Daftest article opening of the week:

‘U.S. stocks rose, restoring the yearly gain for the Standard & Poor’s 500 Index, as economic data signaled the U.S. is weathering Europe’s debt crisis.’ (Bloomberg this morning)

This is a bit like saying that so far the US is doing a great job weathering Hurricane Edna, on account of it’s just devastated Cuba. A large proportion of business and markets in America barely understand the eurozone crisis, let alone how to weather it.

Why is most of the ecnomic, financial and fiscal journalism around the globe so dire? I do realise that the near-universal use of the letters ‘MSM’ in the blogosphere is meant to convey contempt, but I’m not talking here about agendas: I’m referring to, simply, rank bad and ignorant reporting.

I’m sure many Sloggers see a plot in all this, but I doubt that: my money’s on incompetence. The Wall Street Journal, for example, is a Newscorp-owned paper, but its analysis of stuff is nearly always useful enough to add value. I did note that, two years ago, Reuters had been ‘caught’ editing evidence of peace flotilla arms out of a photo series they did on the Israeli boarding party, but then I’ve always thought the Reuters folks a little odd. And OK, fine, while Bloomberg is an Establishment-owned website, I rarely see bias beyond total acceptance of the economic system – but that’s generic too. And the FT is very europhile.

I’m referring not to ‘slant’, but rather to ill-reasoned drivel. Here is the FT’s take on the same story – spot the stupidity:

‘….the US economy is entering the new year on more solid ground. After fears that job growth had stalled over the summer, businesses have created more than 150,000 positions every month on average since September. New applications for jobless claims ticked up this week, but the four-week moving average of 375,000 is the lowest since mid-2008…’
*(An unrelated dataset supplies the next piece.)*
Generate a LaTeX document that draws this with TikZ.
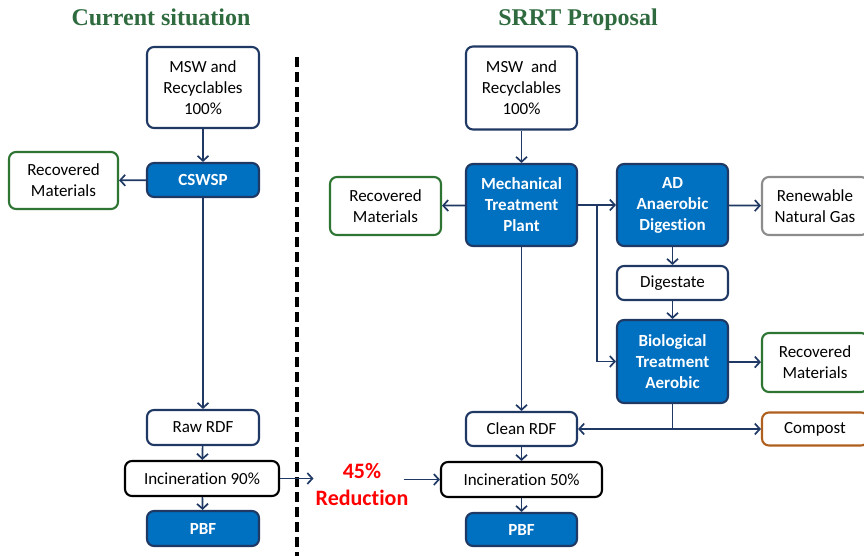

I don’t really care if it’s the lowest since the Civil War, 375,000 welfare applications = 225,000 more than the jobs being created. The writer went on to assert that the economy ‘would struggle’ to lower the unemployment rate on that basis. Dear oh dear oh dear.

‘High quality global journalism requires investment. Please share this article with others using the link below, do not cut & paste the article’, is the message that always accompanies my performing cut and paste to illuminate an argument: there’s no point in nicking FT stuff, because it’s nearly always 24 hours behind the curve, and wrong. High quality global journalism does indeed require investment, FT. So invest already.

Also today – this time at Reuters – is this piece:

‘China’s factory activity shrank again December as demand at home and abroad slackened, a purchasing managers’ survey showed on Friday, reinforcing the case for pro-growth policies to underpin the world’s second-largest economy. The People’s Bank of China is widely expected to lower its requirement for the amount of cash banks must hold as reserves to let lenders inject more credit into the economy to fight headwinds from Europe’s debt crisis and sluggish U.S. demand….’

Deconstructing this, (a) China has been heading towards slower growth for over a year, an inevitable process in the light of Western recession, (b) purchasing managers’ surveys are an indication of intent, not empirical data, and (c) China Bank has been giving out clues on lower reserve requirements for three weeks.

Critiquing what’s mssing from this, (a) lowering the cash reserves required could very easily restart the property boom, (b) while this is an easy way to get liquidity into an economy, it is inflationary, and (c) no amount of liquidity can reverse a structural lack of demand.

The financial  press has emerged, since roughly 2005, as being every bit as lazy, robotic, unquestioning, ignorant, feeble and ill-informed as the mainstream. Some of the best economic and ‘money’ writing over that period has come from the Telegraph and the Mail – because they at least have some journalists prepared to say, “Hang on a minute…”. I cannot, for example, remember the last time I saw a financial scandal broken in the financial specialist press. Yet Money Mail manages it on an almost weekly basis.

Well, my FT subs renewal comes up in March, and I’m not going to renew it. Without a justification of premium, no paywall system is ever going to work. Financial sites and columnists need to up their game, if they are not to be accused of simply reporting rather than interrogating.